In finite dimensions, the determinant has a defining algebraic role that’s easy to forget: it is the universal abelianization map of the general linear group. Concretely, for (GL_n(\mathbb{C})), the kernel of the determinant is exactly the commutator subgroup. This is why the identity
[
\det(ABA^{-1}B^{-1}) = 1
]
holds for all invertible matrices (A,B).
In infinite dimensions, this role breaks down. Classical extensions of the determinant—Fredholm, regularized ((\det_p)), zeta, Fuglede–Kadison—are all scalar-valued and defined only on restricted domains. Outside special regimes, their kernels are strictly larger than the commutator subgroup. As a result, they cannot realize the abelianization of the infinite-dimensional general linear group.
A substantial literature has therefore focused on identifying analytic conditions under which a scalar determinant behaves “as expected.” In particular, recent work has shown that under trace-class hypotheses near the identity, the Fredholm determinant trivializes on commutators. This completes the perturbative Fredholm picture.
Here’s the structural observation: the obstruction is not analytic—it’s categorical. In finite dimensions, scalar-valuedness and universality coincide only because the abelianization is one-dimensional. In infinite dimensions, the abelianization is much larger. Forcing it into (\mathbb{C}^\times) necessarily collapses information.
The natural fix is to enlarge the codomain.
I construct a determinant (\Delta) on a global, non-perturbative group of invertible operators characterized by logarithmic traceability. The definition uses an extended trace that combines the normal trace with Dixmier-type contributions, and it lands not in (\mathbb{C}^\times) but in a complex torus. This determinant is multiplicative, invariant under conjugation, functorial with respect to *-homomorphisms, and—crucially—its kernel coincides with the commutator subgroup (up to closure). In particular,
[
\Delta(ABA^{-1}B^{-1}) = 1
]
for all (A,B) in its domain, without trace-class proximity assumptions.

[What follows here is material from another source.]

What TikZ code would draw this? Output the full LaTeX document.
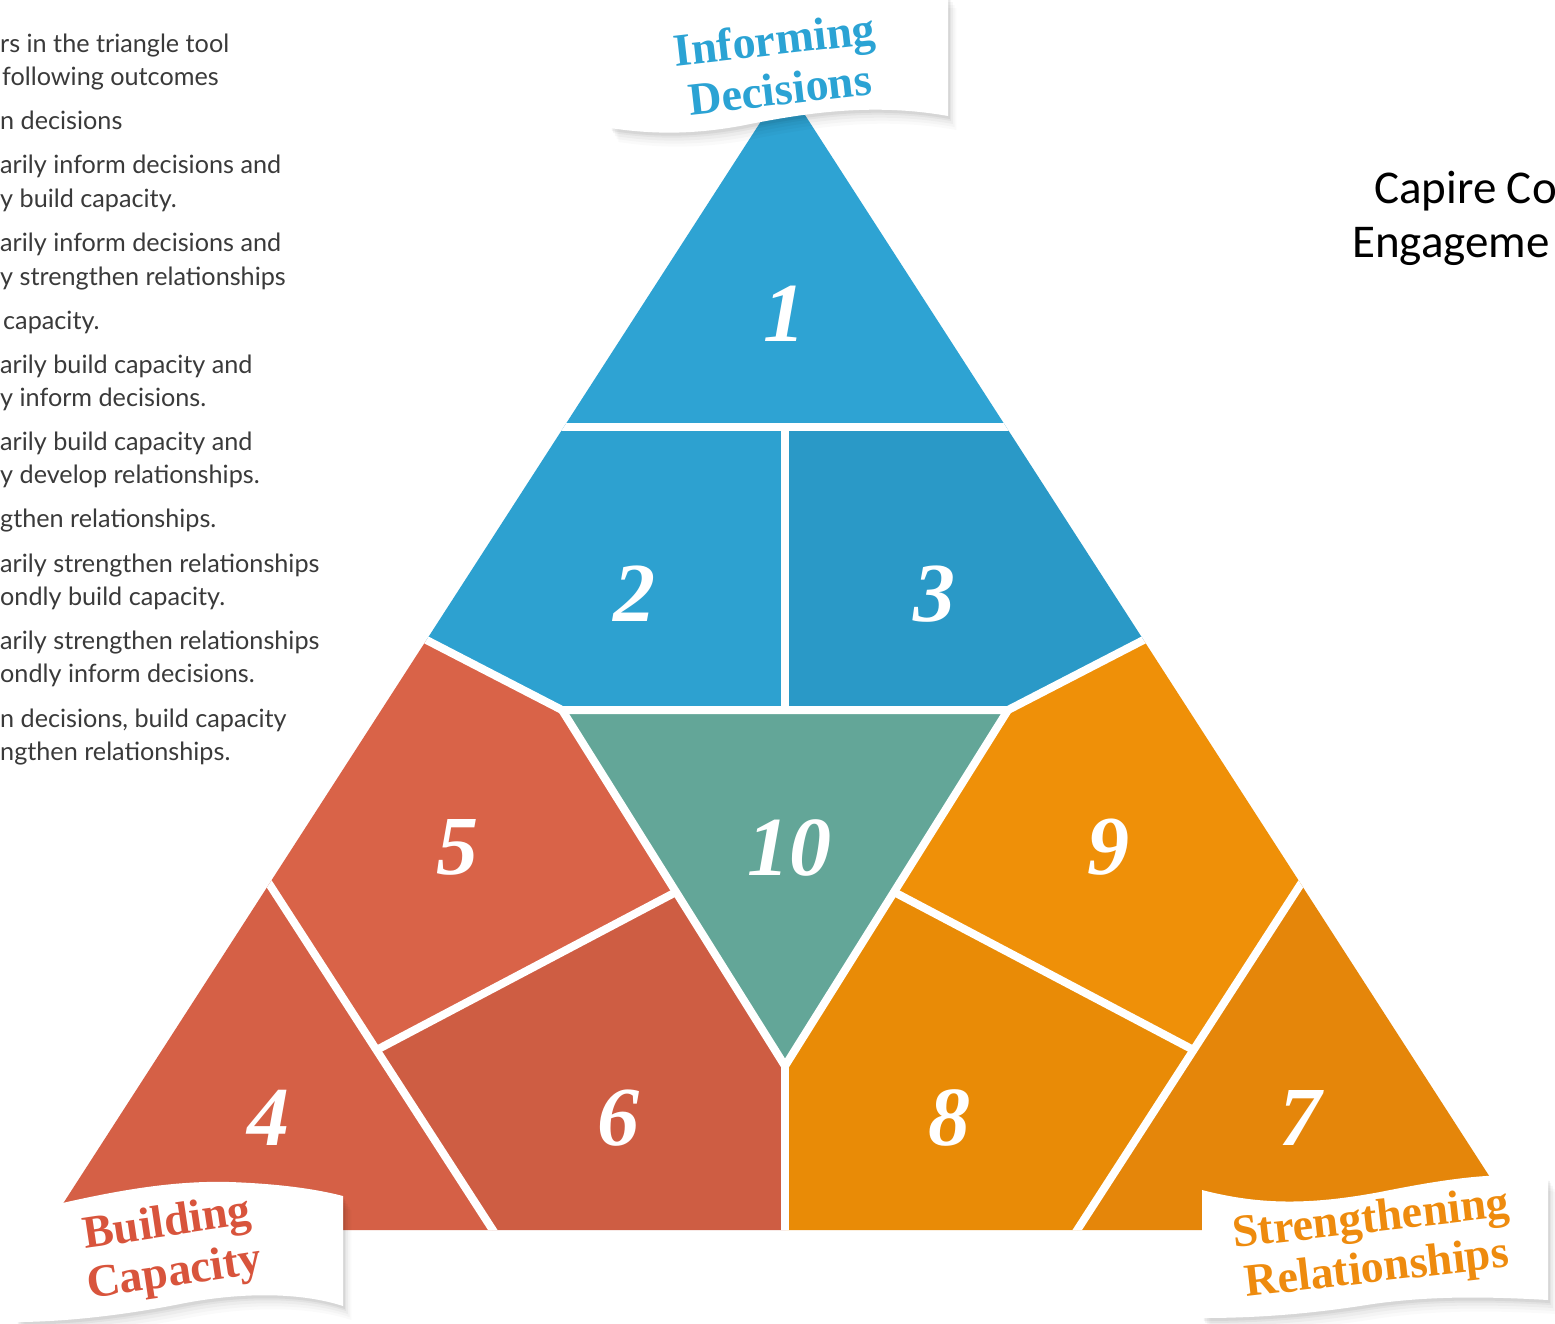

On trace-class perturbations of the identity, (\Delta) reduces to the Fredholm determinant. On finite von Neumann algebras, it agrees with the Fuglede–Kadison determinant. Along smooth paths, it coincides with the de la Harpe–Skandalis determinant. Existing theories appear as boundary cases of a single, functorial framework.
The takeaway is simple: infinite dimensions don’t need a “better” scalar determinant. They need the right target. Once the codomain is allowed to reflect the true size of the abelianization, the commutator identity becomes structural rather than fragile.